А другой раз в камеру вяло протащил ножки маленький человечек, присел на краешек скамьи и свесил на грудь стриженую рыжую голову. Сидит, а по лицу текут слезы. Потом рассказал:
— Я — главный инженер большого порохового завода. Завод в степях. При нем городок для рабочих и начтехперсона-ла. И, конечно, охрана. Однажды ночью арестовали разом всех начальников. Привозят нас в помещение гепеу. Привозят как одну семью, да и начальник, что нас арестовал, тоже наш приятель. В степях — то скука, а скука — сила великая, и жили мы дружно: каждый вечер резались в преферанс или шахматы. Вот нам Тарас Тарасыч, начальник, и говорит: «Стройся в ряд!» Мы построились. Он: «Спускай штаны аж до колен! Нагибайся вперед!» Мы, понятно, удивлены, ничего не понимаем, — что за обращение? Где культура? При чем тут штаны? Но спустили и подштанники. Ждем. Он спрашивает: «Подписывать признание будете?» Мы зашумели: «Какое признание? Что ты, Тарасыч, обалдел, милый!» Он: «Хведор, давай паяльную лампу!» Слышу — гудит паяльная лампа в руках у бойца. Думаем, зачем? Тарасыч берет лампу, кричит: «Пиши признание в шпионаже, Крутиков!» — и сует стоявшему на четвереньках директору пламя сзади, между ног. Тот как закричит! И сразу вроде жареным мясом запахло! «Подписывай!» Тот левой рукой придеоживает штаны, ковыляет к столу и ставит каракулю на заранее приготовленной бумажке. Дальше со спущенными штанами стоял заместитель директора. «Будешь писать, Рощин?» Огненный круг по воздуху… Гудение где-то внизу, у ног. Страшный крик. Запах смоленого. И вторая подпись получена. И так этот бандит обработал меня и всех остальных: все подписали! Брюки мы подтянули уже в камере. «Позвольте, — говорим, — да где мы?

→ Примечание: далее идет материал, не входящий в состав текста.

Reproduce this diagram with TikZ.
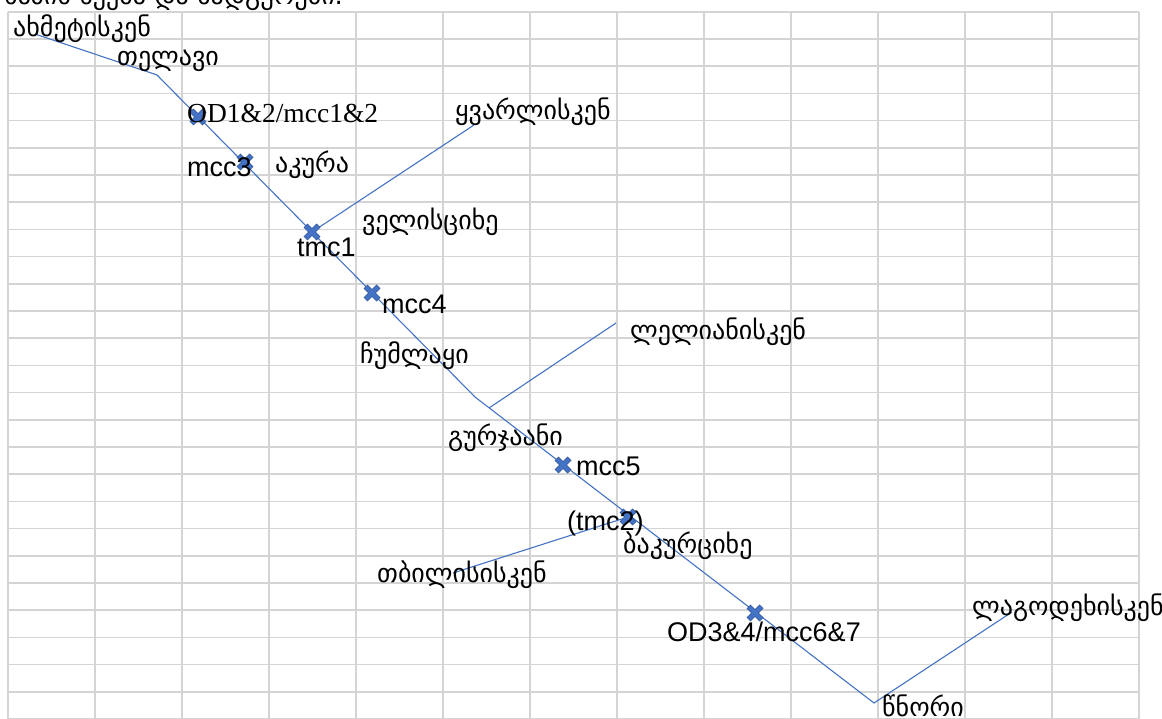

В Союзе или в фашистской стране, где людей сжигают живьем? Товарищи, надо действовать организованно! Давайте осмотрим свои ожоги и вместе будем писать коллективную жалобу!» Спустили штаны снова, осмотрели друг друга… Что за черт! Ни у одного нет ожога, кое у кого сгорели волоски — напугал нас этот бродяга воем лампы, криком, страшными кругами пламени по воздуху! Обманул, толстая свинья! Бросились мы к двери, барабаним, кричим: «Тарас, скотина, мы берем подписи обратно! Рви наши заявления, хулиган!» А он чуть приоткрыл дверь, просунул здоровенную волосатую лапищу и сделал нам дулю: «Нате, — смеется, — сучьи дети! Считайте себя зажаренными на паяльной лампе!»
Камера дружно хохотала, а я ломал себе голову: зачем? кому это надо? В чем единая общая линия? Где то единственно главное, что может привести к разгадке? И ничего не понимал… С каждым днем я все больше убеждался, что
Котя не голос следователя, а мой друг и товарищ. Но это не объясняло и не меняло дела. Напротив, все кругом приобретало все более зловещий смысл.

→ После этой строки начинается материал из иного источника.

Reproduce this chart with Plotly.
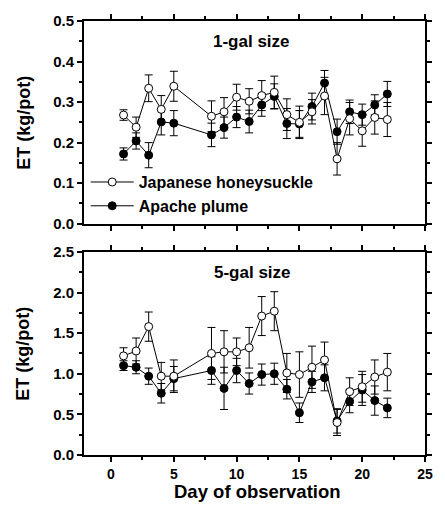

Начались головные боли и бессонница.
Поэтому я старался не допустить в себе падения настроения: неизвестность — страшное дело, но время идет, и все откроется в должный момент. Ведь отныне моя судьба в чужих руках. Надо взять себя в руки и терпеливо ждать, подбадривая себя и других. Главное — других, потому что в их бодрости моя собственная.
— Ну-с, друзья, пора за работу! — говорил я каждый вечер после ужина. Вокруг меня образовывался привычный кружок слушателей. Мы закуривали, и я начинал:
— Так на чем мы остановились?
— Как вы увидели мертвую голову на барьерчике ложи, Дмитрий Александрович!
— Ага, вспомнил! Ну, слушайте!
В ложе было совершенно темно, так как оркестр опять играл танго и огни в зале почти погасли. В призрачном полусвете острой силуэтной линией рисовался низкий барьерчик балкона ложи. На нем неподвижно чернела большая всклокоченная голова.
Труп! Кто-то, убитый в ложе, сполз с кресла на пол, но голова осталась на барьере балкона…
Озаренная серебряным светом, тихо струилась в просторах зала сизая мгла. Мертвая голова неподвижно лежала на низком барьере. Сладкий голос в сопровождении оркестра притворно рыдал где-то далеко внизу.